Cedar Walton Quartet

Live jazz is best in a club venue, and the Sierra Nevada Big Room is as good as they come, as a nearly sold-out audience for the Cedar Walton Quartet Tuesday night can attest. The music was dazzling, the sight lines were generous and the acoustics were flawless.

Walton is a brilliant but self-effacing player, which is perhaps why he’s been underrated during his 40-plus years in jazz. The musicians he’s played with—Art Blakey, Milt Jackson, Freddie Hubbard, Ron Carter and many others—know his worth, however.

Joined by David Williams on bass, Kenny Washington on drums and former Chico resident Vince Herring on tenor sax, Walton did two generous sets of standards and his own fine original tunes.
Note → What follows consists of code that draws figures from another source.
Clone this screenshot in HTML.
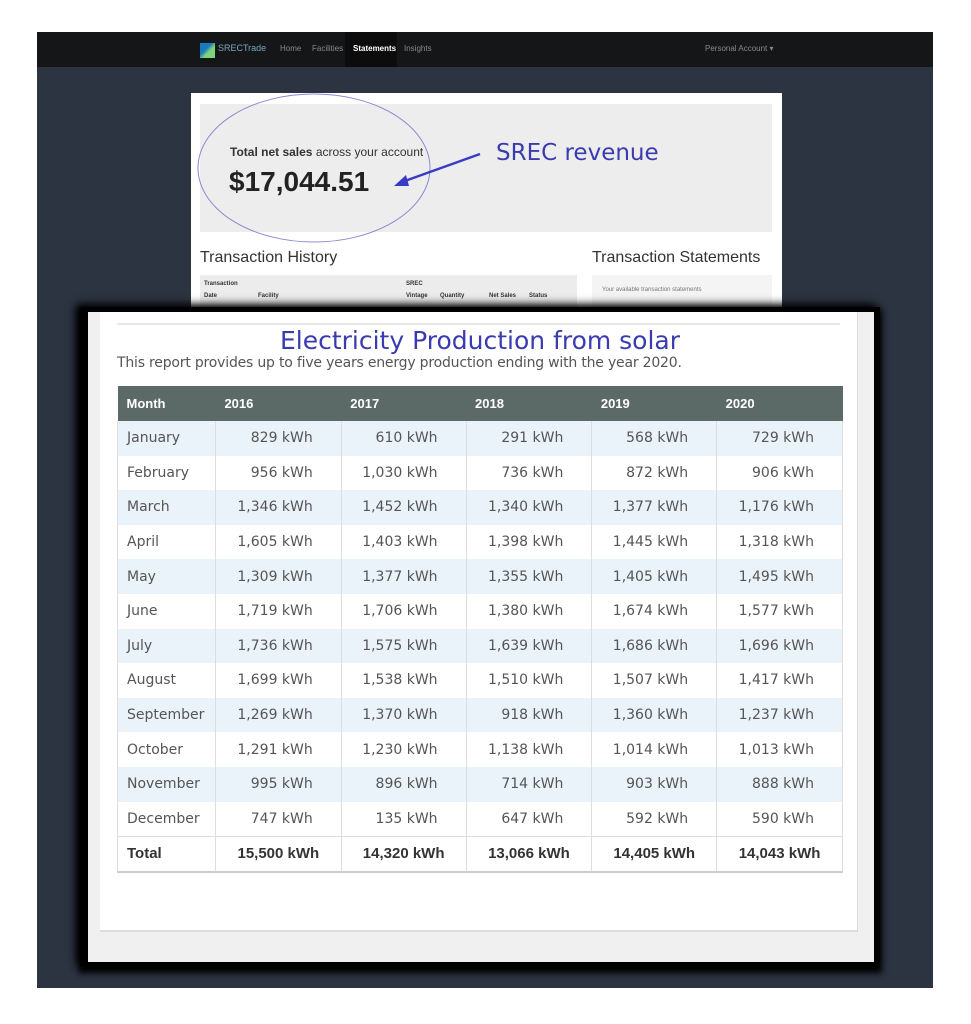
<!DOCTYPE html>
<html><head><meta charset="utf-8">
<style>
*{box-sizing:border-box;margin:0;padding:0}
body{width:971px;height:1024px;background:#fff;position:relative;overflow:hidden;font-family:"DejaVu Sans","Liberation Sans",sans-serif}
.abs{position:absolute}
#bg{left:37px;top:32px;width:896px;height:956px;background:#2c3441}
#nav{left:37px;top:32px;width:896px;height:35px;background:#151617}
.nv{position:absolute;top:12px;font:8px "Liberation Sans",sans-serif;color:#8a8a8a}
#top{left:191px;top:93px;width:591px;height:240px;background:#fff}
#jumbo{left:200px;top:104px;width:572px;height:128px;background:#ededed}
#blk{left:80px;top:307px;width:800px;height:660px;background:#000;box-shadow:-4px -3px 8px #000,0 4px 6px 2px #000}
#front{left:88px;top:312px;width:786px;height:650px;background:#f0f0f0}
#inner{left:100px;top:312px;width:758px;height:620px;background:#fff;border-right:1px solid #ddd;border-bottom:2px solid #ddd}
table{border-collapse:collapse;position:absolute;left:117px;top:386px;width:726px;font-size:14px;color:#555}
th{background:#5c6a67;color:#fff;font:bold 13px "Liberation Sans",sans-serif;text-align:left;height:35px;padding-left:9px}
td{height:34.6px;border-left:1px solid #ddd;border-right:1px solid #ddd;text-align:right;padding-right:28px}
td.m{text-align:left;padding-left:9px;padding-right:0}
tr.o td{background:#eaf2fa}
tr.t td{font:bold 15px "Liberation Sans",sans-serif;color:#333;height:36px;border-top:1px solid #ddd;border-bottom:2px solid #ccc;background:#fff;padding-right:0;text-align:center}
tr.t td.m{text-align:left}
</style></head><body>
<div id="bg" class="abs"></div>
<div id="nav" class="abs">
 <div class="abs" style="left:163px;top:11px;width:15px;height:15px;background:linear-gradient(135deg,#1a7ac0 40%,#7fd37a 60%)"></div>
 <div class="nv" style="left:181px;top:11px;font-size:9px;color:#7ab" >SRECTrade</div>
 <div class="nv" style="left:243px">Home</div>
 <div class="nv" style="left:275px">Facilities</div>
 <div class="nv" style="left:308px;top:0;height:35px;width:52px;background:#0c0c0c"></div>
 <div class="nv" style="left:316px;color:#fff;font-weight:bold">Statements</div>
 <div class="nv" style="left:367px">Insights</div>
 <div class="nv" style="left:668px">Personal Account ▾</div>
</div>
<div id="top" class="abs"></div>
<div id="jumbo" class="abs"></div>
<svg class="abs" style="left:190px;top:90px" width="500" height="160">
 <ellipse cx="124" cy="78" rx="116" ry="74" fill="none" stroke="#8a8acf" stroke-width="1"/>
 <line x1="290" y1="64" x2="212" y2="92" stroke="#3a3ac8" stroke-width="2.5"/>
 <polygon points="204,96 216,85 219,96" fill="#3a3ac8"/>
 <text x="306" y="70" font-family="DejaVu Sans,sans-serif" font-size="23" fill="#3b3bb0">SREC revenue</text>
</svg>
<div class="abs" style="left:230px;top:145px;font:12px 'Liberation Sans',sans-serif;color:#333"><b>Total net sales</b> across your account</div>
<div class="abs" style="left:229px;top:166px;font:bold 28px 'Liberation Sans',sans-serif;color:#222">$17,044.51</div>
<div class="abs" style="left:200px;top:249px;font:16px 'Liberation Sans',sans-serif;color:#333">Transaction History</div>
<div class="abs" style="left:592px;top:249px;font:16px 'Liberation Sans',sans-serif;color:#333">Transaction Statements</div>
<div class="abs" style="left:200px;top:275px;width:377px;height:35px;background:#ececec;font:bold 6px 'Liberation Sans',sans-serif;color:#333">
 <span class="abs" style="left:4px;top:6px">Transaction<br><br>Date</span><span class="abs" style="left:58px;top:18px">Facility</span><span class="abs" style="left:206px;top:6px">SREC<br><br>Vintage</span><span class="abs" style="left:240px;top:18px">Quantity</span><span class="abs" style="left:289px;top:18px">Net Sales</span><span class="abs" style="left:329px;top:18px">Status</span>
</div>
<div class="abs" style="left:592px;top:275px;width:180px;height:35px;background:#f4f4f4;font:6px 'Liberation Sans',sans-serif;color:#777;padding:12px 10px">Your available transaction statements</div>
<div id="blk" class="abs"></div>
<div id="front" class="abs"></div>
<div id="inner" class="abs"></div>
<div class="abs" style="left:117px;top:323px;width:723px;height:2px;background:#e8e8e8"></div>
<div class="abs" style="left:117px;top:326px;width:726px;text-align:center;font:25px 'DejaVu Sans',sans-serif;color:#3b3bb0">Electricity Production from solar</div>
<div class="abs" style="left:117px;top:355px;font:14px 'DejaVu Sans',sans-serif;color:#555;letter-spacing:-0.2px">This report provides up to five years energy production ending with the year 2020.</div>
<table id="tbl"></table>
<script>
const months=["January","February","March","April","May","June","July","August","September","October","November","December"];
const years=["2016","2017","2018","2019","2020"];
const v2016=[829,956,1346,1605,1309,1719,1736,1699,1269,1291,995,747];
const v2017=[610,1030,1452,1403,1377,1706,1575,1538,1370,1230,896,135];
const v2018=[291,736,1340,1398,1355,1380,1639,1510,918,1138,714,647];
const v2019=[568,872,1377,1445,1405,1674,1686,1507,1360,1014,903,592];
const v2020=[729,906,1176,1318,1495,1577,1696,1417,1237,1013,888,590];
const totals=[15500,14320,13066,14405,14043];
const series=[v2016,v2017,v2018,v2019,v2020];
const widths=[98,126,125,126,125,126];
const fmt=n=>n.toLocaleString('en-US')+' kWh';
const t=document.getElementById('tbl');
const hr=document.createElement('tr');
["Month"].concat(years).forEach((h,i)=>{const th=document.createElement('th');th.textContent=h;th.style.width=widths[i]+'px';


hr.appendChild(th);});
t.appendChild(hr);
months.forEach((m,r)=>{const tr=document.createElement('tr');if(r%2===0)tr.className='o';


const c=document.createElement('td');c.className='m';c.textContent=m;tr.appendChild(c);
series.forEach((s,i)=>{const td=document.createElement('td');td.textContent=fmt(s[r]);


tr.appendChild(td);});
t.appendChild(tr);});
const tt=document.createElement('tr');tt.className='t';


const tc=document.createElement('td');tc.className='m';tc.textContent='Total';tt.appendChild(tc);
totals.forEach((v,i)=>{const td=document.createElement('td');td.textContent=fmt(v);


tt.appendChild(td);});
t.appendChild(tt);
</script>
</body></html>
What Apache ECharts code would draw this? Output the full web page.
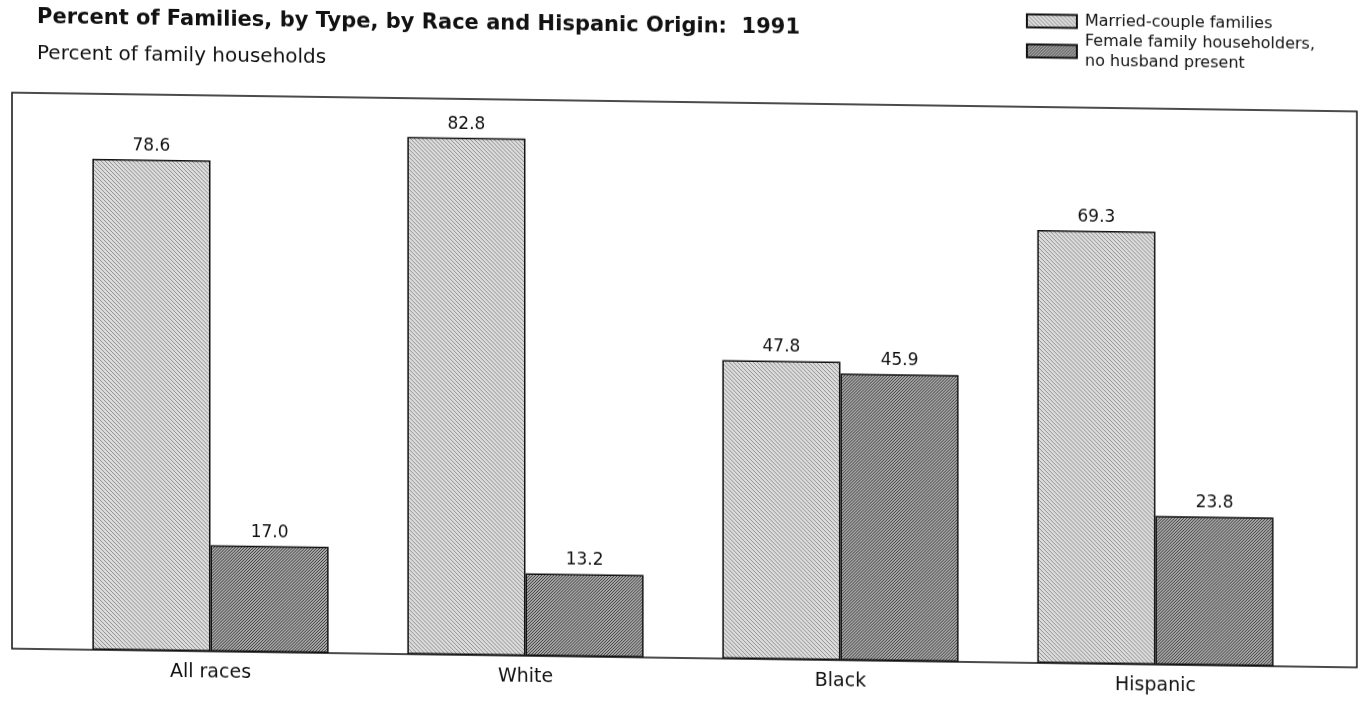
<!DOCTYPE html>
<html>
<head>
<meta charset="utf-8">
<script src="https://cdn.jsdelivr.net/npm/echarts@6/dist/echarts.min.js"></script>
<style>
  html, body { margin: 0; padding: 0; background: #fff; overflow: hidden; }
  /* the printed page was scanned a little crooked: horizontals slope, verticals stay upright */
  #mychart { width: 1364px; height: 701px; transform: skewY(0.8deg); transform-origin: 50% 50%; }
</style>
</head>
<body>
<div id="mychart"></div>
<script>
// data
const categories = ['All races', 'White', 'Black', 'Hispanic'];
const marriedCouple = [78.6, 82.8, 47.8, 69.3];
const femaleNoHusband = [17.0, 13.2, 45.9, 23.8];
const seriesNames = ['Married-couple families', 'Female family householders,\nno husband present'];

// hatch fill like the printed screen tone
function makePattern(bg, line, dir, step) {
    const c = document.createElement('canvas');
    c.width = step * 4;
    c.height = step * 4;
    const ctx = c.getContext('2d');
    ctx.fillStyle = bg;
    ctx.fillRect(0, 0, c.width, c.height);
    ctx.strokeStyle = line;
    ctx.lineWidth = 1;
    const n = c.width;
    for (let k = -n; k <= 2 * n; k += step) {
        ctx.beginPath();
        if (dir === '\\') {
            ctx.moveTo(k, 0);
            ctx.lineTo(k + n, n);
        } else {
            ctx.moveTo(k, n);
            ctx.lineTo(k + n, 0);
        }
        ctx.stroke();
    }
    return { image: c, repeat: 'repeat' };
}

const lightFill = makePattern('#dcdcdc', '#909090', '\\', 4);
const darkFill = makePattern('#a8a8a8', '#404040', '/', 3);

const font = '"DejaVu Sans", "Liberation Sans", sans-serif';

const myChart = echarts.init(document.getElementById('mychart'));

myChart.setOption({
    animation: false,
    textStyle: { fontFamily: font, color: '#111' },
    title: [
        {
            text: 'Percent of Families, by Type, by Race and Hispanic Origin:  1991',
            left: 32, top: 11,
            textStyle: { fontSize: 21, fontWeight: 'bold', color: '#111', fontFamily: font }
        },
        {
            text: 'Percent of family households',
            left: 32, top: 48,
            textStyle: { fontSize: 20, fontWeight: 'normal', color: '#111', fontFamily: font }
        }
    ],
    legend: {
        orient: 'vertical',
        left: 1021, top: 1,
        itemWidth: 50, itemHeight: 13,
        itemGap: 0,
        icon: 'rect',
        textStyle: { fontSize: 16, color: '#111', fontFamily: font, lineHeight: 20, padding: [0, 0, 0, 3] },
        data: seriesNames
    },
    grid: { left: 53, width: 1260, top: 102, bottom: 43, containLabel: false },
    xAxis: {
        type: 'category',
        data: categories,
        axisLine: { show: false },
        axisTick: { show: false },
        axisLabel: { fontSize: 19, color: '#111', margin: 12, fontFamily: font }
    },
    yAxis: {
        type: 'value',
        min: 0, max: 89,
        show: false,
        splitLine: { show: false }
    },
    graphic: [{
        type: 'rect',
        z: 0,
        shape: { x: 12, y: 102, width: 1345, height: 556 },
        style: { fill: 'none', stroke: '#111', lineWidth: 1.5 }
    }],
    series: [
        {
            name: seriesNames[0],
            type: 'bar',
            data: marriedCouple,
            barGap: '0%',
            barCategoryGap: '25%',
            itemStyle: { color: lightFill, borderColor: '#111', borderWidth: 1.5 },
            label: {
                show: true, position: 'top', distance: 5,
                fontSize: 17, color: '#111', fontFamily: font,
                formatter: p => p.value.toFixed(1)
            }
        },
        {
            name: seriesNames[1],
            type: 'bar',
            data: femaleNoHusband,
            itemStyle: { color: darkFill, borderColor: '#111', borderWidth: 1.5 },
            label: {
                show: true, position: 'top', distance: 5,
                fontSize: 17, color: '#111', fontFamily: font,
                formatter: p => p.value.toFixed(1)
            }
        }
    ]
});
</script>
</body>
</html>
His liquid playing was like cool water to Herring’s fiery bebop-driven licks, with Williams adding delicious fretwork. Highlights included Walton’s delightfully devious reworking of “Over the Rainbow,” Williams’ questing version of Sam Jones’ “Seven Minds,” and Herring’s quicksilver runs on such tunes as Walton’s “Fiesta Español.”

The only glitch was an electrical short that darkened some colored stage lights midway through. It was like the flaw purposely added to an exquisite Persian carpet in acknowledgement that only God is perfect.